Short exercise: Locate and copy each line in the data that contains the word "this".

Data entries:
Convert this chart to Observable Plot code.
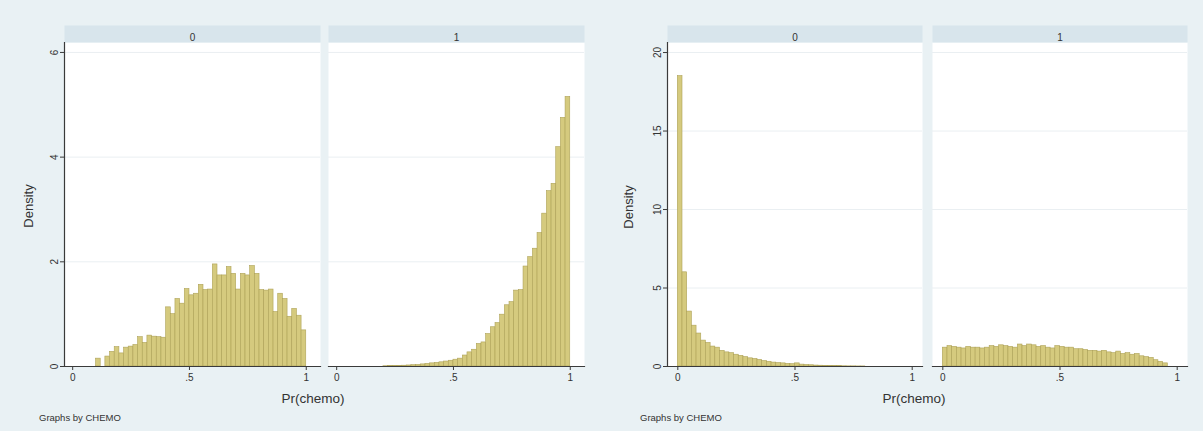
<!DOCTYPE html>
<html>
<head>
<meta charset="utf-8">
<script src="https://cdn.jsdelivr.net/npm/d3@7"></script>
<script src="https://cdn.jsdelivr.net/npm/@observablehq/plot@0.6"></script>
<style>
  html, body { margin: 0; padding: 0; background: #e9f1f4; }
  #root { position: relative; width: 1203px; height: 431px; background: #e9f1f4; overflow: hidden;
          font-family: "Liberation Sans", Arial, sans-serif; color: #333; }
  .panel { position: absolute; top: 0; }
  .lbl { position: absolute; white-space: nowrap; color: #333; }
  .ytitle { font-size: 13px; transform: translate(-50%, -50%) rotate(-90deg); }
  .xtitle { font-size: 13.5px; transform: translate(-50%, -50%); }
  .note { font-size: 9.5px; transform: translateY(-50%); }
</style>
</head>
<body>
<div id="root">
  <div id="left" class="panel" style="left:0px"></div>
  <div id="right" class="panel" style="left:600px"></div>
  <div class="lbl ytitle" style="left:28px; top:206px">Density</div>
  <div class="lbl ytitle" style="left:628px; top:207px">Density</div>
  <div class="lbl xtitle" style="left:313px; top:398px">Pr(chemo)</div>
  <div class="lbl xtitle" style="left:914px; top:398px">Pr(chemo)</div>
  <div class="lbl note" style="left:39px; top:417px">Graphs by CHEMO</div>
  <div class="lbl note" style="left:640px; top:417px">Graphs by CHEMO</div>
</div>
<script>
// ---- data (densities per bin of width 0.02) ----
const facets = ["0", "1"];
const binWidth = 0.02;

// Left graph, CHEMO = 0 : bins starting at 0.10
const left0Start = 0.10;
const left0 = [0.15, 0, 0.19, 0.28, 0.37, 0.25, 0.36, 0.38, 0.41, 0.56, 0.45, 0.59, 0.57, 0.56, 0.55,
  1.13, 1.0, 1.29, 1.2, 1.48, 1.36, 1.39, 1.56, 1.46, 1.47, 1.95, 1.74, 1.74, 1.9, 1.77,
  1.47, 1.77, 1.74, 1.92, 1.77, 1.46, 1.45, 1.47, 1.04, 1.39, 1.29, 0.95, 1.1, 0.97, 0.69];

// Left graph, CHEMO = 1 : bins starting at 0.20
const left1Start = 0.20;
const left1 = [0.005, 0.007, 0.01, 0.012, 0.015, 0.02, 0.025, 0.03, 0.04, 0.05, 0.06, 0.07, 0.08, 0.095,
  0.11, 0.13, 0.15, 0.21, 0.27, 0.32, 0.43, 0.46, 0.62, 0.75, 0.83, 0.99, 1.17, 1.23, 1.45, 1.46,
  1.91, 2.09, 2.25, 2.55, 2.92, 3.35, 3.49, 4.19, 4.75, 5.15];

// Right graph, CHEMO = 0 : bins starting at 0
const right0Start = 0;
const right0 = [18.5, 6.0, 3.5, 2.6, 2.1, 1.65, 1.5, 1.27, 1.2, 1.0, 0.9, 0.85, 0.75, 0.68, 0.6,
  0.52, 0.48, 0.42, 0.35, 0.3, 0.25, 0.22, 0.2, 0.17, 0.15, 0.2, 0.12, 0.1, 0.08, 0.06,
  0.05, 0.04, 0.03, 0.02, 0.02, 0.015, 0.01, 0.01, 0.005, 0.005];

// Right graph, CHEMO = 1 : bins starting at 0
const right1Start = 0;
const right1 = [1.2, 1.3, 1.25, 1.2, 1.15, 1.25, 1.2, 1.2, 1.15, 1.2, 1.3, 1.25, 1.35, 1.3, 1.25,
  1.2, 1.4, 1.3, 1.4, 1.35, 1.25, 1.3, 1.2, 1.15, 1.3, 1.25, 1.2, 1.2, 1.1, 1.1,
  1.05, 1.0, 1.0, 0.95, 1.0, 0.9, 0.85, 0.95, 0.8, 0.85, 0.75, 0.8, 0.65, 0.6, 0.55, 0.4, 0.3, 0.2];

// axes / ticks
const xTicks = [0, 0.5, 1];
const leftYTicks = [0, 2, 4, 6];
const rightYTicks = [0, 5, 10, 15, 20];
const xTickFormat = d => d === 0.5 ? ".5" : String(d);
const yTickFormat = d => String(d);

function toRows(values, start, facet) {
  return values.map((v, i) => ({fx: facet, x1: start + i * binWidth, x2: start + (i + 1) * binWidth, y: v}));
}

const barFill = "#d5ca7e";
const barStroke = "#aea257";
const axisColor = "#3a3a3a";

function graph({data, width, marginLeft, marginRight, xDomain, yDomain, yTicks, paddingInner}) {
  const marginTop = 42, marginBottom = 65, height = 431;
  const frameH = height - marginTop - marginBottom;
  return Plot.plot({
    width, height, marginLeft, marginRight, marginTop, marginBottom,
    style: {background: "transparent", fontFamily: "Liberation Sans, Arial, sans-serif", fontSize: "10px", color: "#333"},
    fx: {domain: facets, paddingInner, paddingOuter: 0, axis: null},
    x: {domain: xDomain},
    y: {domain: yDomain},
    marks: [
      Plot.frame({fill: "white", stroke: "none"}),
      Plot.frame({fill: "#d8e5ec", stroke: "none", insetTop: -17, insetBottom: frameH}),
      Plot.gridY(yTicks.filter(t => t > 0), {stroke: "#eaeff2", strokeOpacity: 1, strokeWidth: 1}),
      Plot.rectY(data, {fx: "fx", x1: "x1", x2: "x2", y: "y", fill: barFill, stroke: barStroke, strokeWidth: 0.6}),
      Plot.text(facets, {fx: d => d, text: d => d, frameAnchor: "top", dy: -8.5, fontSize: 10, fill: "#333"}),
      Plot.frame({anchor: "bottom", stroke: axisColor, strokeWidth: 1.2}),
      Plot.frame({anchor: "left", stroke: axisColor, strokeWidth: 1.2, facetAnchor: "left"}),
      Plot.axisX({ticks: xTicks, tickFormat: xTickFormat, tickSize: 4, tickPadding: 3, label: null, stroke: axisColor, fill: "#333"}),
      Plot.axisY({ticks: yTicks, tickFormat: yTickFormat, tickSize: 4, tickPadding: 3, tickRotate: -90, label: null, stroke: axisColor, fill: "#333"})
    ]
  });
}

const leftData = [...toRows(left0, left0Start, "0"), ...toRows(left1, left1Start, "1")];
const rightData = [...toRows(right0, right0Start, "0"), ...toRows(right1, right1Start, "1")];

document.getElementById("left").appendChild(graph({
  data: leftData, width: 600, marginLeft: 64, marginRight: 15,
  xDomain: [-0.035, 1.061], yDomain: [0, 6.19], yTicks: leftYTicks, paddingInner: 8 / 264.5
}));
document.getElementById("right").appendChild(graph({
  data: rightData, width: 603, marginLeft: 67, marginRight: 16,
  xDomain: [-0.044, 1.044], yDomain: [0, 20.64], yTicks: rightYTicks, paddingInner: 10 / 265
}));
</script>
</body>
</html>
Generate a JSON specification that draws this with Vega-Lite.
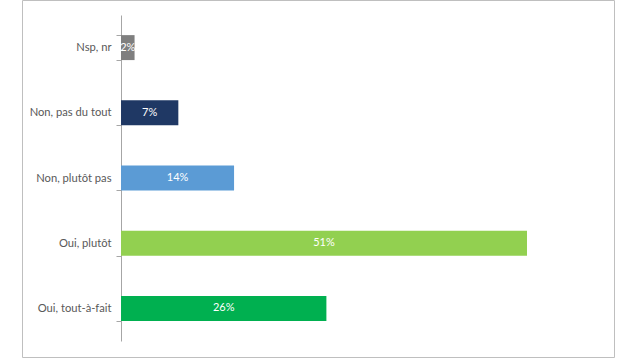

Final result:
Convert this chart to Observable Plot code.
Generate a JSON specification that draws this with Vega-Lite.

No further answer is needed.